I had a friend that did powder coating do mine with wrinkle black powder.  I used a 36" belt sander with a new 60 grit belt to get the thick off then switched to a worn out belt to finish them.  I found that using a soft pad under the belt made it work better.  Otherwise, you take of a lot of material trying to get it to clean up.

Bob Gaines

Quote from: Craner on February 03, 2024, 02:01:32 PM
Looking for what has worked best for removal of the plug wire bracket on aluminum valve covers.

Carefully.. Slot the head, or weld to the U drive head... then unscrew? (similar to process used to remove the transmission serial tag).  ??

How to recreate the surface treatment on the unpainted areas? After proper paint (unpainted areas are carefully taped during paint)

Lightly sand (grit?) in a forward and back direction to create a "brushed aluminum" finish.

Comments appreciate.
Thank you.
Fran
I have always taken a series of chisels to get them out. Starting with a smaller chisel that has a finer edge I get under the head of the rivet on one side work it in and then move to the other side to do the same . The wedge shape of the chisel slowly forces the rivet up. I use progressive larger chisels to work it up switching from side to side. It has always worked for me and doesn't take that long. I have to do it on the shields inside the small block valve covers too so I can get at the back side of the filler neck to remove for restoration. As far as the painting I don't tape off anything. Paint it and let it wrinkle up but while the paint is soft I take a razor blade and scrape off as much paint of the brushed surface as I can without any pieces fall on the wrinkle surface. I have done it enough (learning curve) that it is not a problem for me . I do that so as to make may sanding job easier, save time and sandpaper. If that part makes you uncomfortable then skip ,let it all dry good before sanding.  I typically start with a 80 grit then 120 and finish with a 150. Some go finer but the factory valve covers are closer to 150 from my observations over the years. Too fine and it changes the original look and can be a source of deductions in concours. It is VERY important that when sanding you ONLY sand in one direction. It can make it a pain but doing it that way will give the most original and best IMO look.  After sanding re attach the plug wire brackets. On small block valve covers I take off the oil filler neck the replate and reattach for the most authentic finish. 
Bob Gaines,Shelby Enthusiast, Shelby Collector , Shelby Concours judge SAAC,MCA,Mid America Shelby

kram350

Grind two flats on each side of the head and then use a small wrench or vice grips to twist out the rivet.

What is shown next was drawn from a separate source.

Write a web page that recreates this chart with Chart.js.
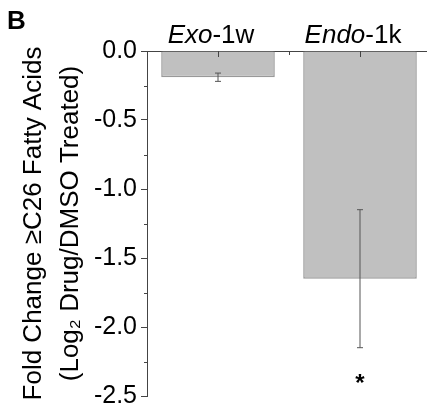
<!DOCTYPE html>
<html>
<head>
<meta charset="utf-8">
<script src="https://cdn.jsdelivr.net/npm/chart.js@4"></script>
<style>
html, body { margin: 0; padding: 0; background: #fff; overflow: hidden; }
#wrap { width: 436px; height: 415px; }
</style>
</head>
<body>
<div id="wrap"><canvas id="chart" width="436" height="415"></canvas></div>
<script>
// data
const categories = ['Exo-1w', 'Endo-1k']
const italicParts = ['Exo', 'Endo']
const plainParts = ['-1w', '-1k']
const foldChange = [-0.19, -1.65]
const errors = [0.03, 0.5]
const marks = ['', '*']
const yMin = -2.5
const yMax = 0
const yStep = 0.5
const yTitle = ['Fold Change \u2265C26 Fatty Acids', '(Log\u2082 Drug/DMSO Treated)']
const panelLabel = 'B'

const FONT = "'Liberation Sans', Arial, sans-serif"
const AXIS = '#444'

const decorations = {
    id: 'decorations',
    afterDatasetsDraw(chart) {
        const {ctx, scales: {x, y}} = chart
        ctx.save()
        ctx.strokeStyle = '#555'
        ctx.lineWidth = 1
        foldChange.forEach((v, i) => {
            const cx = x.getPixelForValue(i)
            const top = y.getPixelForValue(v + errors[i])
            const bot = y.getPixelForValue(v - errors[i])
            ctx.beginPath()
            ctx.moveTo(cx, top)
            ctx.lineTo(cx, bot)
            ctx.moveTo(cx - 3, top)
            ctx.lineTo(cx + 3, top)
            ctx.moveTo(cx - 3, bot)
            ctx.lineTo(cx + 3, bot)
            ctx.stroke()
            if (marks[i]) {
                ctx.fillStyle = '#000'
                ctx.font = 'bold 24px ' + FONT
                ctx.textAlign = 'center'
                ctx.textBaseline = 'alphabetic'
                ctx.fillText(marks[i], cx, bot + 43)
            }
        })
        ctx.restore()
    },
    afterDraw(chart) {
        const {ctx, scales: {x, y}, chartArea} = chart
        ctx.save()
        ctx.strokeStyle = AXIS
        ctx.lineWidth = 1
        // minor ticks on y
        ctx.beginPath()
        for (let v = yMax - yStep / 2; v > yMin; v -= yStep) {
            const py = Math.round(y.getPixelForValue(v)) + 0.5
            ctx.moveTo(chartArea.left - 3, py)
            ctx.lineTo(chartArea.left, py)
        }
        // ticks on the top axis
        categories.forEach((c, i) => {
            const px = Math.round(x.getPixelForValue(i)) + 0.5
            ctx.moveTo(px, chartArea.top)
            ctx.lineTo(px, chartArea.top + 6)
            if (i > 0) {
                const bx = Math.round(x.getPixelForValue(i - 0.5)) + 0.5
                ctx.moveTo(bx, chartArea.top)
                ctx.lineTo(bx, chartArea.top + 4)
            }
        })
        ctx.stroke()

        // category labels, italic compound name
        ctx.fillStyle = '#000'
        ctx.textBaseline = 'alphabetic'
        ctx.textAlign = 'left'
        categories.forEach((c, i) => {
            const itFont = 'italic 26px ' + FONT
            const upFont = '26px ' + FONT
            ctx.font = itFont
            const w1 = ctx.measureText(italicParts[i]).width
            ctx.font = upFont
            const w2 = ctx.measureText(plainParts[i]).width
            let sx = x.getPixelForValue(i) - 7 - (w1 + w2) / 2
            ctx.font = itFont
            ctx.fillText(italicParts[i], sx, chartArea.top - 8)
            ctx.font = upFont
            ctx.fillText(plainParts[i], sx + w1, chartArea.top - 8)
        })

        ctx.font = 'bold 26px ' + FONT
        ctx.fillText(panelLabel, 7, 29)
        ctx.restore()
    }
}

const ctx = document.getElementById('chart').getContext('2d')
window.myChart = new Chart(ctx, {
    type: 'bar',
    data: {
        labels: categories,
        datasets: [
            {
                data: foldChange,
                backgroundColor: '#c0c0c0',
                borderColor: '#999',
                borderWidth: 1.5,
                categoryPercentage: 1,
                barPercentage: 0.8
            }
        ]
    },
    options: {
        responsive: false,
        animation: false,
        layout: { padding: { left: 0, right: 5, top: 0, bottom: 14 } },
        plugins: { legend: { display: false }, tooltip: { enabled: false } },
        scales: {
            x: {
                position: 'top',
                offset: true,
                grid: { display: false },
                ticks: { display: false },
                border: { display: true, color: AXIS, width: 1 },
                afterFit(scale) { scale.height = 51 }
            },
            y: {
                min: yMin,
                max: yMax,
                grid: { drawOnChartArea: false, drawTicks: true, tickLength: 6, color: AXIS },
                border: { display: true, color: AXIS, width: 1 },
                ticks: {
                    stepSize: yStep,
                    padding: 4,
                    color: '#000',
                    font: { family: FONT, size: 25 },
                    callback: v => v.toFixed(1)
                },
                title: {
                    display: true,
                    text: yTitle,
                    color: '#000',
                    font: { family: FONT, size: 26, lineHeight: 1.42 },
                    padding: { top: 15, bottom: 0 }
                },
                afterFit(scale) { scale.width = 147 }
            }
        }
    },
    plugins: [decorations]
});
</script>
</body>
</html>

Slotting the head works too but sometimes one side brakes off.

67350#1242

If you are using the spray wrinkle paint, it is a good idea to start with a coat of self etching primer - they are much less likely to chip or flake than without primer.

Alternately, you can wipe across the high areas on the ribs with a thin cloth (T shirt) soaked in laquer thinner while the paint is still wet to remove most of the paint before it dries.  Carefully with a finger laid flat across the ribs.    Once dry, the remainder of the paint can be easily removed with the thinner.
Getting the right texture  with the wrinkle paint is a function of temperature and thickness of the coat, so some experimenting is a good idea before proceeding with the real thing.  A warm oven can also be useful in creating the texture.